When Canada’s federal budget was announced in early April, it included several measures aimed at cooling the housing market. These moves are a response to increasing concerns about the affordability of housing across the country. If the measures are passed, they will have a significant impact on real estate transactions in British Columbia.
One of the changes garnering a great deal of attention is a measure to ensure house flipping profits are taxed as business income. Many individuals across Canada invest in residential real estate in order to make improvements and sell at a profit. This change, if passed, would ensure that residential real estate that is purchased and sold for the purpose of flipping does not qualify for capital gains inclusion or principal residence tax exemption.
Other proposed measures include:
- Doubling the homebuyer’s amount: This would give buyers up to $1,500 in added tax relief.
- Creating a multi generational home renovation tax credit: This would help families create a separate dwelling under one roof for elderly or disabled relatives.
- Restrictions on foreign buying of Canadian property: This would block non-residents and foreign commercial firms from purchasing property in Canada, and the proposed ban would last for two years.
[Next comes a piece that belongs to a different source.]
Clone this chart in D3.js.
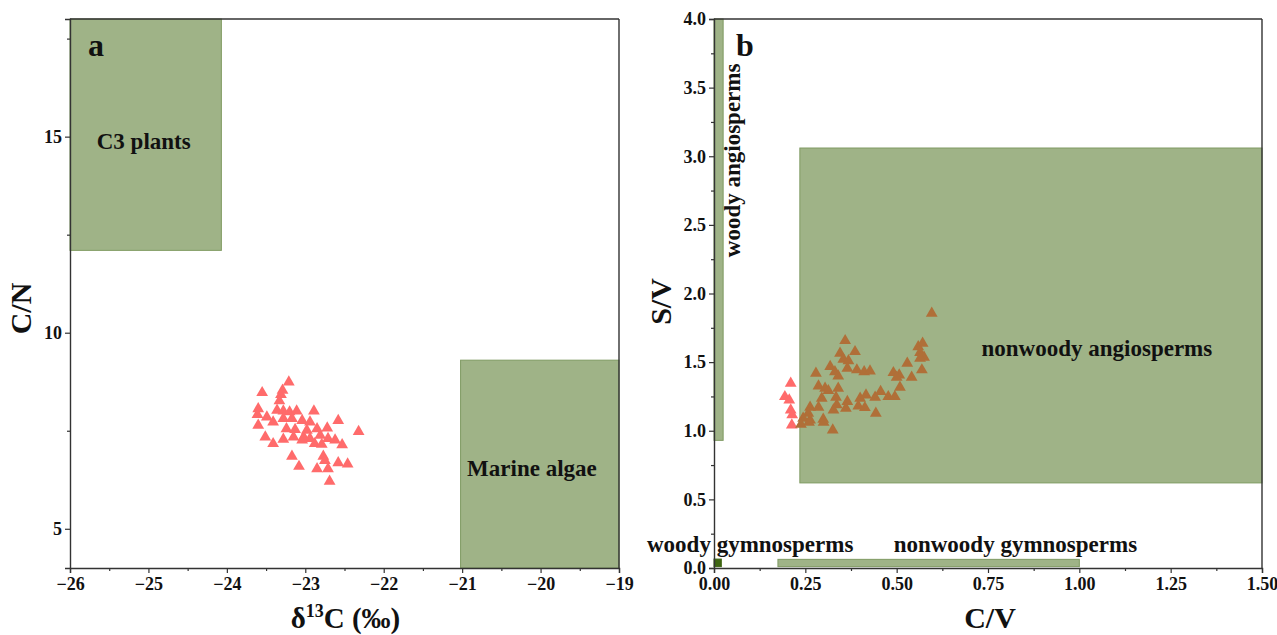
<!DOCTYPE html>
<html>
<head>
<meta charset="utf-8">
<script src="https://cdn.jsdelivr.net/npm/d3@7"></script>
<style>
  body { margin: 0; background: #fff; }
  svg { display: block; }
  text { font-family: "Liberation Serif", "Times New Roman", serif; font-weight: bold; fill: #111; }
</style>
</head>
<body>
<svg id="chart" width="1277" height="635"></svg>
<script>
// Panel a: δ13C vs C/N samples
const d13C = [-23.21,-23.55,-23.29,-23.31,-23.33,-23.60,-23.61,-23.36,-23.28,-23.20,-23.11,-22.89,-23.49,-23.41,-23.60,-23.28,-23.17,-23.04,-22.94,-22.58,-23.51,-23.41,-23.28,-23.15,-23.04,-22.94,-22.88,-22.81,-22.72,-22.71,-22.62,-22.53,-22.32,-23.24,-23.13,-22.98,-22.85,-23.17,-22.77,-22.75,-23.08,-22.85,-22.71,-22.58,-22.46,-22.69,-23.02,-22.79];
const cn   = [8.74,8.47,8.53,8.42,8.26,8.06,7.91,8.02,8.00,7.98,8.00,8.00,7.85,7.72,7.64,7.81,7.81,7.76,7.72,7.76,7.34,7.17,7.28,7.34,7.26,7.30,7.17,7.38,7.57,7.30,7.26,7.14,7.48,7.55,7.53,7.51,7.55,6.85,6.85,6.74,6.59,6.53,6.53,6.68,6.65,6.21,7.34,7.15];

// Panel a source fields: [name, x0, x1, y0, y1]
const fieldsA = [
  ["C3 plants", -26, -24.07, 12.1, 18],
  ["Marine algae", -21.02, -19, 4, 9.3]
];
const xTicksA = [-26, -25, -24, -23, -22, -21, -20, -19];
const yTicksA = [5, 10, 15];

// Panel b: C/V vs S/V samples (two groups)
const cvRed = [0.210,0.194,0.206,0.210,0.214,0.213];
const svRed = [1.346,1.248,1.224,1.151,1.115,1.042];
const cvBrown = [0.596,0.359,0.345,0.386,0.354,0.368,0.365,0.318,0.331,0.340,0.391,0.411,0.427,0.279,0.286,0.304,0.313,0.340,0.295,0.286,0.263,0.258,0.244,0.263,0.299,0.327,0.336,0.334,0.365,0.361,0.395,0.400,0.416,0.441,0.456,0.477,0.495,0.509,0.443,0.325,0.491,0.507,0.500,0.541,0.569,0.529,0.559,0.571,0.564,0.575,0.564,0.413,0.260,0.238,0.300];
const svBrown = [1.856,1.656,1.564,1.576,1.521,1.510,1.455,1.467,1.430,1.399,1.443,1.430,1.435,1.419,1.326,1.309,1.292,1.309,1.236,1.171,1.171,1.127,1.091,1.078,1.083,1.151,1.188,1.244,1.212,1.164,1.180,1.236,1.260,1.244,1.285,1.248,1.248,1.317,1.127,1.005,1.423,1.406,1.389,1.389,1.443,1.491,1.612,1.637,1.569,1.535,1.528,1.168,1.061,1.046,1.061];

// Panel b source fields: [name, x0, x1, y0, y1]
const fieldsB = [
  ["woody angiosperms", 0, 0.025, 0.93, 4.0],
  ["nonwoody angiosperms", 0.235, 1.5, 0.62, 3.06],
  ["woody gymnosperms", 0, 0.02, 0.01, 0.065],
  ["nonwoody gymnosperms", 0.175, 1.0, 0.01, 0.063]
];
const xTicksB = [0, 0.25, 0.5, 0.75, 1.0, 1.25, 1.5];
const yTicksB = [0, 0.5, 1.0, 1.5, 2.0, 2.5, 3.0, 3.5, 4.0];

const svg = d3.select("#chart");
const GREEN = "#9fb387", GREEN_EDGE = "#7f9a62", DARK_GREEN = "#3e6612";
const RED = "#ff6b6b", BROWN = "#b06f38";
const FIELD_FONT = "23px";
const tri = d3.symbol(d3.symbolTriangle, 60);

function frame(g, w, h) {
  g.append("line").attr("x1", 0).attr("x2", w).attr("y1", 0).attr("y2", 0)
    .attr("stroke", "#333").attr("stroke-width", 1.4);
  g.append("line").attr("x1", w).attr("x2", w).attr("y1", 0).attr("y2", h)
    .attr("stroke", "#333").attr("stroke-width", 1.4);
}

function axes(g, x, y, h, xt, yt, xMinor, yMinor, xFmt, yFmt) {
  g.append("g").attr("transform", `translate(0,${h})`)
    .call(d3.axisBottom(x).tickValues(xt).tickFormat(xFmt).tickSizeOuter(0).tickSize(5).tickPadding(4));
  g.append("g").attr("transform", `translate(0,${h})`)
    .call(d3.axisBottom(x).tickValues(xMinor).tickFormat("").tickSizeOuter(0).tickSize(3))
    .select(".domain").remove();
  g.append("g")
    .call(d3.axisLeft(y).tickValues(yt).tickFormat(yFmt).tickSizeOuter(0).tickSize(5).tickPadding(3));
  g.append("g")
    .call(d3.axisLeft(y).tickValues(yMinor).tickFormat("").tickSizeOuter(0).tickSize(3))
    .select(".domain").remove();
  g.selectAll(".domain").attr("stroke", "#333").attr("stroke-width", 1.4);
  g.selectAll(".tick line").attr("stroke", "#333").attr("stroke-width", 1.2);
  g.selectAll(".tick text").style("font-family", '"Liberation Serif", "Times New Roman", serif')
    .style("font-weight", "bold").style("font-size", "18px").attr("fill", "#111");
}

function fieldLabel(g, px, py, txt, rotate) {
  g.append("text")
    .attr("transform", `translate(${px},${py})` + (rotate ? " rotate(-90)" : ""))
    .attr("text-anchor", "middle").attr("dominant-baseline", "middle")
    .style("font-size", FIELD_FONT).text(txt);
}

// ---------- Panel a ----------
{
  const L = 70, T = 19, W = 549, H = 549;
  const g = svg.append("g").attr("transform", `translate(${L},${T})`);
  const x = d3.scaleLinear().domain([-26, -19]).range([0, W]);
  const y = d3.scaleLinear().domain([4, 18]).range([H, 0]);

  g.selectAll("rect.field").data(fieldsA).join("rect").attr("class", "field")
    .attr("x", d => x(d[1])).attr("width", d => x(d[2]) - x(d[1]))
    .attr("y", d => y(d[4])).attr("height", d => y(d[3]) - y(d[4]))
    .attr("fill", GREEN).attr("stroke", GREEN_EDGE).attr("stroke-width", 1);

  fieldLabel(g, x(-25.06), y(14.82), fieldsA[0][0]);
  fieldLabel(g, x(-20.11), y(6.49), fieldsA[1][0]);

  g.selectAll("path.pt").data(d13C.map((v, i) => [v, cn[i]])).join("path").attr("class", "pt")
    .attr("d", tri).attr("transform", d => `translate(${x(d[0])},${y(d[1])})`)
    .attr("fill", RED);

  frame(g, W, H);
  const xMinor = d3.range(-25.5, -19, 1);
  const yMinor = [7.5, 12.5, 17.5];
  axes(g, x, y, H, xTicksA, yTicksA, xMinor, yMinor, d => String(d).replace("-", "\u2212"), d3.format("d"));

  g.append("text").attr("x", 18).attr("y", 37).style("font-size", "32px").text("a");

  g.append("text").attr("transform", `translate(${-46},${H / 2 + 15}) rotate(-90)`)
    .attr("text-anchor", "middle").attr("dominant-baseline", "middle")
    .style("font-size", "30px").text("C/N");

  const xl = g.append("text").attr("x", W / 2 + 1).attr("y", H + 60).attr("text-anchor", "middle")
    .style("font-size", "29px");
  xl.append("tspan").text("δ");
  xl.append("tspan").attr("dy", -11).style("font-size", "18px").text("13");
  xl.append("tspan").attr("dy", 11).text("C (‰)");
}

// ---------- Panel b ----------
{
  const L = 714, T = 19, W = 548, H = 549;
  const g = svg.append("g").attr("transform", `translate(${L},${T})`);
  const x = d3.scaleLinear().domain([0, 1.5]).range([0, W]);
  const y = d3.scaleLinear().domain([0, 4]).range([H, 0]);

  g.selectAll("rect.field").data(fieldsB).join("rect").attr("class", "field")
    .attr("x", d => x(d[1])).attr("width", d => x(d[2]) - x(d[1]))
    .attr("y", d => y(d[4])).attr("height", d => y(d[3]) - y(d[4]))
    .attr("fill", (d, i) => i === 2 ? DARK_GREEN : GREEN)
    .attr("stroke", (d, i) => i === 2 ? DARK_GREEN : GREEN_EDGE).attr("stroke-width", 1);

  fieldLabel(g, x(0.057), y(2.97), fieldsB[0][0], true);
  fieldLabel(g, x(1.048), y(1.58), fieldsB[1][0]);
  fieldLabel(g, x(0.099), y(0.155), fieldsB[2][0]);
  fieldLabel(g, x(0.825), y(0.155), fieldsB[3][0]);

  g.selectAll("path.red").data(cvRed.map((v, i) => [v, svRed[i]])).join("path").attr("class", "red")
    .attr("d", tri).attr("transform", d => `translate(${x(d[0])},${y(d[1])})`).attr("fill", RED);
  g.selectAll("path.brown").data(cvBrown.map((v, i) => [v, svBrown[i]])).join("path").attr("class", "brown")
    .attr("d", tri).attr("transform", d => `translate(${x(d[0])},${y(d[1])})`).attr("fill", BROWN);

  frame(g, W, H);
  const xMinor = d3.range(0.125, 1.5, 0.25);
  const yMinor = d3.range(0.25, 4, 0.5);
  axes(g, x, y, H, xTicksB, yTicksB, xMinor, yMinor, d3.format(".2f"), d3.format(".1f"));

  g.append("text").attr("x", 22).attr("y", 37).style("font-size", "32px").text("b");

  g.append("text").attr("transform", `translate(${-50},${H / 2 + 8}) rotate(-90)`)
    .attr("text-anchor", "middle").attr("dominant-baseline", "middle")
    .style("font-size", "30px").text("S/V");

  g.append("text").attr("x", W / 2 + 2).attr("y", H + 60).attr("text-anchor", "middle")
    .style("font-size", "30px").text("C/V");
}
</script>
</body>
</html>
- Increasing the home accessibility tax credit limit to $20,000
As with any major proposed changes, sentiment and opinion is mixed on these measures. Nevertheless, it is clear from the federal budget that housing affordability will be a focus in the coming years. If passed, these measures will certainly impact British Columbia homebuyers and sellers alike, especially those looking to invest in real estate through house flipping. As always, it is recommended to speak with a real estate lawyer as soon as possible when entering the real estate market, either as a buyer or seller.